How to Make Smoke in Flash

There are a number of ways to animate smoke in Flash from realistic to highly stylized. The different approaches not only affect the look of your animation but affect how smoothly the animation plays back on older slower computers. A simple smoke effect takes minutes to create and plays back smoothly on any CPU.

Instructions

    • 1

      Draw a smoke shape with no stroke on the stage. You can use any tool, but the pen tool tends to give the most control over curves. Convert your smoke shape to a symbol (F8) making sure "Movie Clip" is selected as the symbol type. Double click on the movie clip to switch to the symbol editor window.

    • 2

      Insert a keyframe in Frame 2 of the shape's layer. Click in the frame and type "F6" (or choose "Keyframe" from the Insert menu Timeline submenu).

    • 3

      Shave your smoke shape from the top to make it smaller. You can select part of the smoke with the lasso if you painted, or use the "Delete Anchor Point" option if you created your shape with the pen. Continue to add keyframes and shrink your smoke (top down) until you've removed all of it.

    • 4

      Select all of the keyframes. Right click over them and select "Reverse Frames" from the context menu. This will reverse the animation so that the smoke grows rather than disappears.

    • 5

      Add a new motion sequence to the end of your smoke. Insert a new keyframe several frames farther down the timeline and a final keyframe another several frames away. Select the last three keyframes and choose "Create Motion Tween" from the Insert menu Timeline submenu. You should see arrows connecting the keyframes.

    • 6

      Animate the final effects. Select the next to last keyframe and use the Free Transform tool to skew and shift the smoke shape upward. Select the smoke object in the final keyframe and reduce the color alpha to 0 percent. Play the symbol animation to watch the smoke grow disperse and fade.

    • 7

      Add new layers to the main timeline. Drag copies of the smoke movie clip from the library to the different layers. Flip, scale and skew the different clips to vary their appearance. Start them in different frames to shuffle the smoke streams.

Tips & Warnings

  • Flash CS3 allows you to apply a blur filter to movie clips, which can add a touch of realism to your smoke. Simply add the Blur filter in the Properties palette Filters tab and adjust the settings to the degree of feathering you want.
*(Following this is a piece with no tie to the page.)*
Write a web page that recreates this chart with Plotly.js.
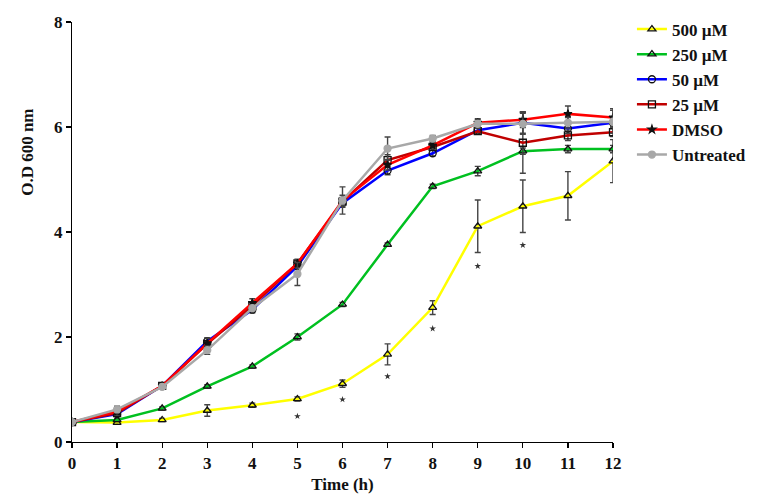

However, blurring can slow down playback and your SWF file may not be compatible with older Flash players.

  • Slow down or speed up your animation by changing the frames-per-second playback rate in the document settings (Command + J).

  • If you can't see the shape's color properties in the Properties palette, click directly on the shape. The Properties palette should now show the shape properties.

  • Movie clips loop in the timeline. If you would rather just have your smoke effect occur once, convert it to a graphic in the Symbol dialog instead.